C'est une affaire qui a autant mis en émoi l’opinion publique que les associations des droits des enfants. Une adolescente de 13 ans a été mariée à l'homme qui l'a mise enceinte par le tribunal de première instance du Kef, avec l’aval du procureur de la République. Selon le porte-parole du tribunal Chokri Mejri, elle « n'a pas été violée » par l’homme âgé quant à lui de 21 ans. Il ajoute : « Nous avons entendu la fille et après vérification de tous les détails, nous avons considéré qu'elle était apte au mariage. La preuve, elle est enceinte »…
L'article 227 bis du code pénal tunisien, datant de 1913 et amendé dans les années 60, prévoit une peine de six ans de prison pour toute personne « ayant fait subir sans violence l'acte sexuel à un enfant de sexe féminin âgé de moins de 15 ans accomplis ». Le texte prévoit 5 ans de prison pour le même acte de rapport avec consentement avec une jeune femme âgée de 15 à 20 ans. Pour ce texte, la notion de consentement n’existe pas en dessous de l’âge de 13 ans.
Le même article prévoit également que « le mariage du coupable avec la victime (…) arrête les poursuites ».
Outre ce point que beaucoup estiment archaïque et ne correspondant pas à la réalité sociale tunisienne de nos jours, le fait de corréler l’âge du consentement à celui de la puberté est également problématique, « scandaleux » pour beaucoup d’observateurs et de juristes. D’autres soulignent que certains pays occidentaux font la différence entre l’âge de la majorité légale et celui de la majorité sexuelle, fixé à 16 ans. C’est probablement cers ce modèle que se dirige une éventuelle réforme du code pénal tunisien.
En attendant, on ne peut reprocher à un juge d’appliquer les lois en vigueur, d’autant qu’il a été saisi par les deux familles concernées, notent d’autres juristes qui rappellent que « de telles affaires restent hélas fréquentes dans les zones rurales et plus conservatrices du pays »…
La jeune fille âgée de 13 ans et 8 mois est enceinte de 2 à 3 mois et a eu un rapport sexuel avec le frère de ses deux beaux-frères. « Les deux familles ont demandé le mariage pour ne pas faire scandale », a rapporté le porte-parole. L'accord a été donné le 1er décembre et le mariage a été prononcé le 5 décembre dernier, mais médiatisée une semaine plus tard.
« Un viol » selon la protection de l'enfance
Alors qu'une fête était prévue dimanche dernier pour célébrer l'union, la protection de l'enfance est intervenue pour l'annuler. « Quand il s'agit d'une enfant de 13 ans, on ne peut pas parler d'un rapport sexuel avec consentement.

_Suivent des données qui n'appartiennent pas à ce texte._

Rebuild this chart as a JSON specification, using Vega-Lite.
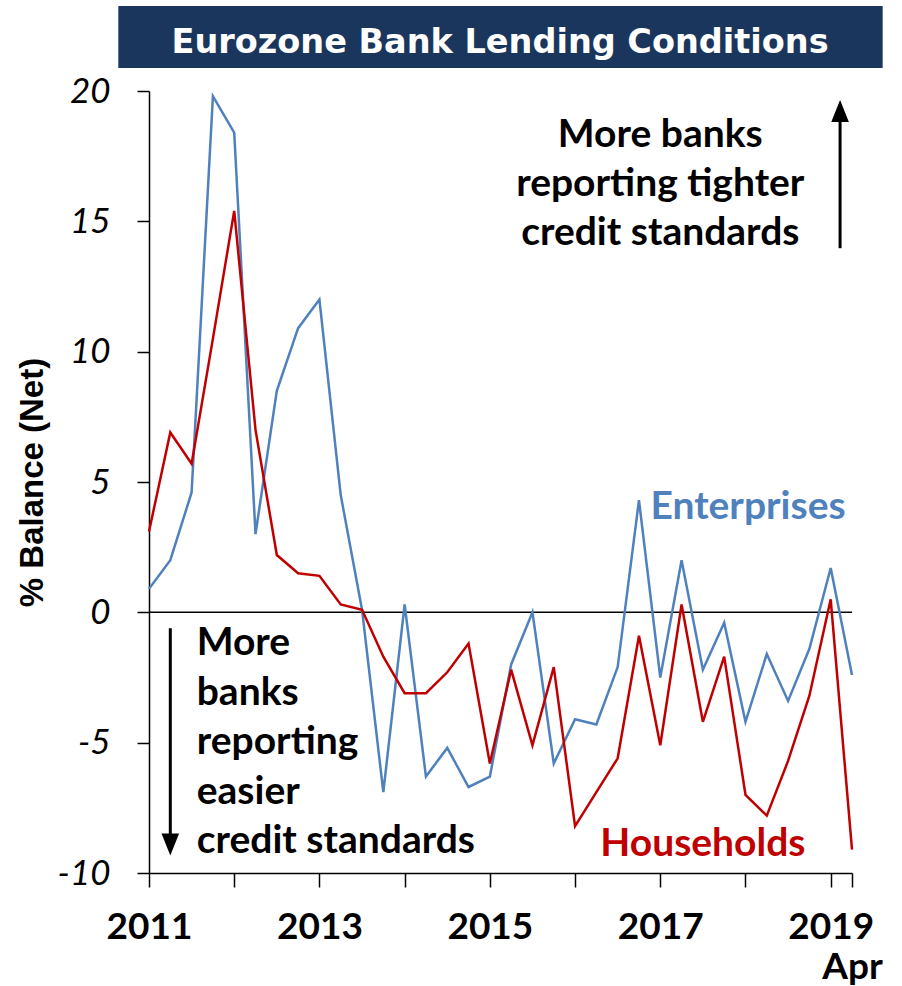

Il s'agit d'un viol », a dénoncé la responsable de la protection de l'enfance, Houda Abboudi. « La décision de justice n'a pas tenu compte de l'intérêt de cette enfant, qui va en plus se marier avec son violeur ». Houda Abboudi estime que ce mariage est une véritable violation de l'intégrité physique et psychique de l’adolescente.
Elle est rejointe par Monia Ben Jemia, présidente de l'Association tunisienne des femmes démocrates, qui estime que « des juges considèrent qu'à l'âge de 13 ans, comme elle est pubère, elle est consentante. Or à 13 ans, on ne peut pas donner un consentement libre et éclairé ». Elle demande l'abrogation de l'article 227 bis.
D’autres pays arabes, à l’instar du Maroc, ont amandé de telles dispositions où le mariage annule les poursuites pour viol, tandis qu’au Liban, des ONG mènent en ce moment campagne pour abroger une loi similaire.